The definite article is suffixed -aay. Some speakers shorten this suffix to -ay or -ei. Some nouns, especially verbal nouns ending in long vowels and loan words, take -gaay instead, often accompanied by shortening or eliding preceding aa. Haida also has a partitive article -gyaa, referring to "part of something or ... to one or more objects of a given group or category," e.g. tluugyaa uu hal tlaahlaang 'he is making a boat (a member of the category of boats).' Partitive nouns are never definite, so the two articles never co-occur.

Personal pronouns occur in independent and clitic forms, which may each be in either agentive or objective form; first and second person pronouns also have separate singular and plural forms. The third person pronoun is only used for animates, though for possession ahljíi (lit. "this one") may be used; after relational nouns and prepositions wáa (lit. "it, that place, there") is used instead.

(Alaskan) Haida pronouns
|  |  | Indep. |  | Clitic |  |
|  |  | Agentive | Objective | Agentive | Objective |
| 1 | sg. | hláa | hl | díinaa | díi |
| pl. | tl'áng / t'alang | tl'áng / dalang | íitl'aa | íitl' |
| 2 | sg. | dáa / dáng | dáng | dáangaa | dáng |
| pl. | dláng / dalang | dláng | dláangaa | dláng / dalang |
| 3 (anim.) |  | 'láa | hal | 'láangaa | 'láa / hal ^{1} |
| indef. | anim. sg. | – | nang | – | nang |
| anim. pl. | – | tl' | tl'aangaa | tl'aa / tl' ^{1} |
| inan. | – | – | – | gin |
| reflex. |  | – | – | aangaa | án / -ang ^{2} |
| recip. |  | – | – | gut-áangaa | gut / gu ^{1} |

Number is not marked in most nouns, but is marked in certain cases in verbs. Relationship nouns do have a plural in with -'lang (or for many speakers -lang), e.g. díi chan'láng "my grandfathers". A few verbs have suppletive plural forms, as in many other North American languages. In addition, Haida has a plural verb suffix -ru (Skidegate) -7wa (Masset) -'waa / -'uu (Kaigani) that is used to indicate that some third person pronoun in the sentence is plural, and to mark plural subject in imperatives. The third person pronoun that is pluralized can have any grammatical function, e.g. tsiin-ee 'laangaa hl dah rujuu-7wa-gan "I bought all their fish" (Masset).

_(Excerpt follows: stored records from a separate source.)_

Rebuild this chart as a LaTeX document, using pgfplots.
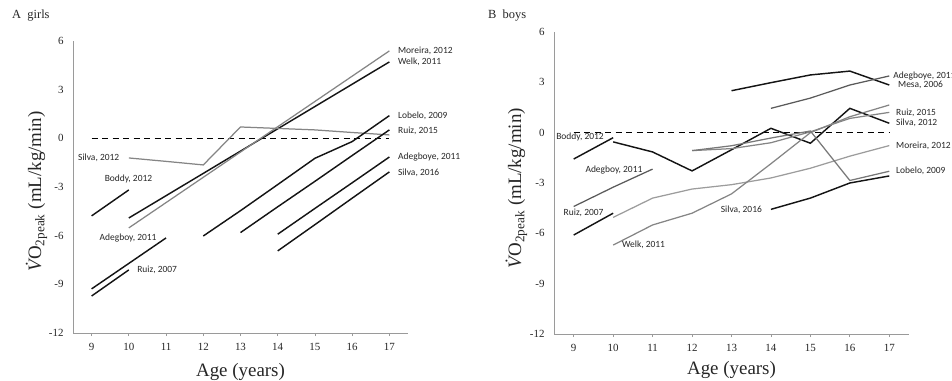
\documentclass[border=0pt]{standalone}
\usepackage{fontspec}
\setmainfont{Liberation Serif}
\newfontfamily\calib{Carlito}
\usepackage{pgfplots}
\pgfplotsset{compat=1.18}

\definecolor{axisgray}{HTML}{9A9A9A}
\definecolor{gmid}{HTML}{858585}
\definecolor{glight}{HTML}{9C9C9C}
\definecolor{gdark}{HTML}{5A5A5A}
\definecolor{txt}{HTML}{262626}

\tikzset{
  blk/.style={draw=black!92, line width=1.45pt},
  gry/.style={draw=gmid, line width=1.25pt},
  zero/.style={draw=black, line width=1.6pt, dash pattern=on 6bp off 4.5bp},
  lab/.style={font=\calib\fontsize{9.5}{11}\selectfont, text=txt, inner sep=0pt},
}
\pgfplotsset{
  panel/.style={
    scale only axis, clip=false,
    xmin=8.5, xmax=17.5, ymin=-12, ymax=6,
    axis x line*=bottom, axis y line*=left,
    axis line style={draw=axisgray, line width=0.9pt},
    xtick={9,...,17}, xticklabels={9,10,11,12,13,14,15,16,17},
    ytick={-12,-9,-6,-3,0,3,6}, yticklabels={-12,-9,-6,-3,0,3,6},
    major tick length=3bp, tick align=outside,
    xtick style={draw=axisgray, line width=0.8pt},
    ytick style={draw=none},
    tick label style={font=\fontsize{11}{12}\selectfont, text=txt},
    xticklabel style={yshift=-3.5bp},
    yticklabel style={xshift=-3bp},
    xlabel={Age (years)},
    ylabel={{\itshape\.{V}}O\textsubscript{2peak} (mL/kg/min)},
    label style={font=\fontsize{19}{22}\selectfont, text=txt},
  },
}

\begin{document}
\begin{tikzpicture}

% ---------------- Panel A: girls ----------------
\begin{axis}[panel, width=335bp, height=292bp, at={(73bp,48bp)}, anchor=south west,
  xlabel style={at={(axis description cs:0.5,-0.1336)}, anchor=center},
  ylabel style={at={(axis description cs:-0.109,0.485)}, anchor=center}]
\addplot[zero] coordinates {(9,0) (17,0)};
% Boddy 2012
\addplot[blk] coordinates {(9,-4.78) (10,-3.18)};
% Welk 2011
\addplot[blk] coordinates {(10,-4.91) (17,4.71)};
% Moreira 2012
\addplot[gry] coordinates {(10,-5.52) (17,5.39)};
% Silva 2012
\addplot[gry] coordinates {(10,-1.21) (11,-1.42) (12,-1.64) (13,0.70) (14,0.61) (15,0.52) (16,0.36) (17,0.21)};
% Adegboy 2011
\addplot[blk] coordinates {(9,-9.28) (10,-7.71) (11,-6.14)};
% Ruiz 2007
\addplot[blk] coordinates {(9,-9.72) (10,-8.11)};
% Lobelo 2009
\addplot[blk] coordinates {(12,-6.02) (13,-4.46) (14,-2.85) (15,-1.23) (16,-0.20) (17,1.40)};
% Ruiz 2015
\addplot[blk] coordinates {(13,-5.81) (14,-4.22) (15,-2.65) (16,-1.06) (17,0.52)};
% Adegboye 2011
\addplot[blk] coordinates {(14,-5.91) (15,-4.32) (16,-2.74) (17,-1.15)};
% Silva 2016
\addplot[blk] coordinates {(14,-6.94) (15,-5.32) (16,-3.69) (17,-2.07)};

\node[lab] at (axis cs:9.19,-1.21) {Silva, 2012};
\node[lab] at (axis cs:9.99,-2.50) {Boddy, 2012};
\node[lab] at (axis cs:9.98,-6.14) {Adegboy, 2011};
\node[lab] at (axis cs:10.76,-8.11) {Ruiz, 2007};
\node[lab, anchor=west] at (axis cs:17.23,5.39) {Moreira, 2012};
\node[lab, anchor=west] at (axis cs:17.23,4.71) {Welk, 2011};
\node[lab, anchor=west] at (axis cs:17.23,1.38) {Lobelo, 2009};
\node[lab, anchor=west] at (axis cs:17.23,0.46) {Ruiz, 2015};
\node[lab, anchor=west] at (axis cs:17.23,-1.15) {Adegboye, 2011};
\node[lab, anchor=west] at (axis cs:17.23,-2.13) {Silva, 2016};
\end{axis}

% ---------------- Panel B: boys ----------------
\begin{axis}[panel, width=355bp, height=302bp, at={(554bp,47bp)}, anchor=south west,
  xlabel style={at={(axis description cs:0.5,-0.119)}, anchor=center},
  ylabel style={at={(axis description cs:-0.106,0.483)}, anchor=center}]
\addplot[zero] coordinates {(9,0) (17,0)};
% Boddy 2012
\addplot[blk] coordinates {(9,-1.57) (10,-0.30)};
% Silva 2012
\addplot[blk] coordinates {(10,-0.55) (11,-1.15) (12,-2.28) (13,-1.02) (14,0.26) (15,-0.63) (16,1.45) (17,0.56)};
% Mesa 2006
\addplot[blk] coordinates {(13,2.50) (14,2.98) (15,3.44) (16,3.67) (17,2.84)};
% Adegboye 2011
\addplot[draw=gdark, line width=1.25pt] coordinates {(14,1.45) (15,2.06) (16,2.84) (17,3.38)};
% Adegboy 2011 (left)
\addplot[draw=gdark, line width=1.25pt] coordinates {(9,-4.40) (10,-3.25) (11,-2.17)};
% Ruiz 2007
\addplot[blk] coordinates {(9,-6.10) (10,-4.80)};
% Moreira 2012
\addplot[draw=glight, line width=1.25pt] coordinates {(10,-5.05) (11,-3.90) (12,-3.36) (13,-3.10) (14,-2.70) (15,-2.12) (16,-1.40) (17,-0.77)};
% Welk 2011
\addplot[gry] coordinates {(10,-6.70) (11,-5.50) (12,-4.80) (13,-3.65) (14,-1.85) (15,0.00) (16,0.95) (17,1.65)};
% Silva 2016
\addplot[blk] coordinates {(14,-4.57) (15,-3.90) (16,-3.00) (17,-2.58)};
% Ruiz 2015
\addplot[gry] coordinates {(12,-1.07) (13,-0.95) (14,-0.60) (15,0.05) (16,0.85) (17,1.21)};
% Lobelo 2009
\addplot[draw=gmid!90!black, line width=1.25pt] coordinates {(12,-1.07) (13,-0.78) (14,-0.32) (15,0.10) (16,-2.85) (17,-2.30)};

\node[lab] at (axis cs:9.16,-0.26) {Boddy, 2012};
\node[lab] at (axis cs:10.02,-2.22) {Adegboy, 2011};
\node[lab] at (axis cs:9.25,-4.79) {Ruiz, 2007};
\node[lab] at (axis cs:10.77,-6.69) {Welk, 2011};
\node[lab] at (axis cs:13.25,-4.61) {Silva, 2016};
\node[lab, anchor=west] at (axis cs:17.10,3.38) {Adegboye, 2011};
\node[lab, anchor=west] at (axis cs:17.22,2.84) {Mesa, 2006};
\node[lab, anchor=west] at (axis cs:17.17,1.21) {Ruiz, 2015};
\node[lab, anchor=west] at (axis cs:17.17,0.56) {Silva, 2012};
\node[lab, anchor=west] at (axis cs:17.17,-0.77) {Moreira, 2012};
\node[lab, anchor=west] at (axis cs:17.17,-2.26) {Lobelo, 2009};
\end{axis}

\node[anchor=west, inner sep=0pt, font=\fontsize{12.5}{14}\selectfont, text=txt] at (12bp,365bp) {A\ \ girls};
\node[anchor=west, inner sep=0pt, font=\fontsize{12.5}{14}\selectfont, text=txt] at (488bp,365bp) {B\ \ boys};

\pgfresetboundingbox
\path[use as bounding box] (0,0) rectangle (952bp,381bp);
\end{tikzpicture}
\end{document}
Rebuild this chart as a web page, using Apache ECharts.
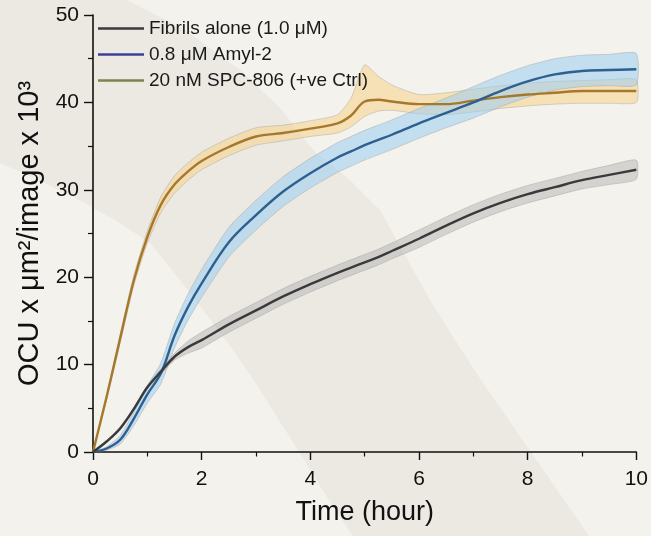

Most nouns referring to family relationships have special vocative forms, e.g. chanáa (Alaskan) chaníi (Masset) "grandfather!"

Haida uses so-called "relational nouns" referring to temporal and spatial relations in place of most prepositions or prepositional phrases in English. Many of these are formed with the suffix -guu, or in Alaskan Haida more often -kw. The updated orthography for Alaska Haida has changed the -kw to -gw. For example, Haida únkw / ínkw / ánkw "surface" likely comes from ún "back (noun)", and Alaskan Haida dítkw "side facing away from the beach, towards the woods" comes from the noun (a)díit "away from the beach, place in the woods". These contrast with "local nouns", which refer to localities and do not occur with possessive pronouns, e.g. (a)sáa "above, up". Some local nouns have an optional prefix a- which does not have semantic value. Both relational and local nouns may take the areal suffix -sii to refer to the entire area rather than a particular location, so for example waa ungkw means "[at some place] on its surface" while waa ungkwsii means "its surface area".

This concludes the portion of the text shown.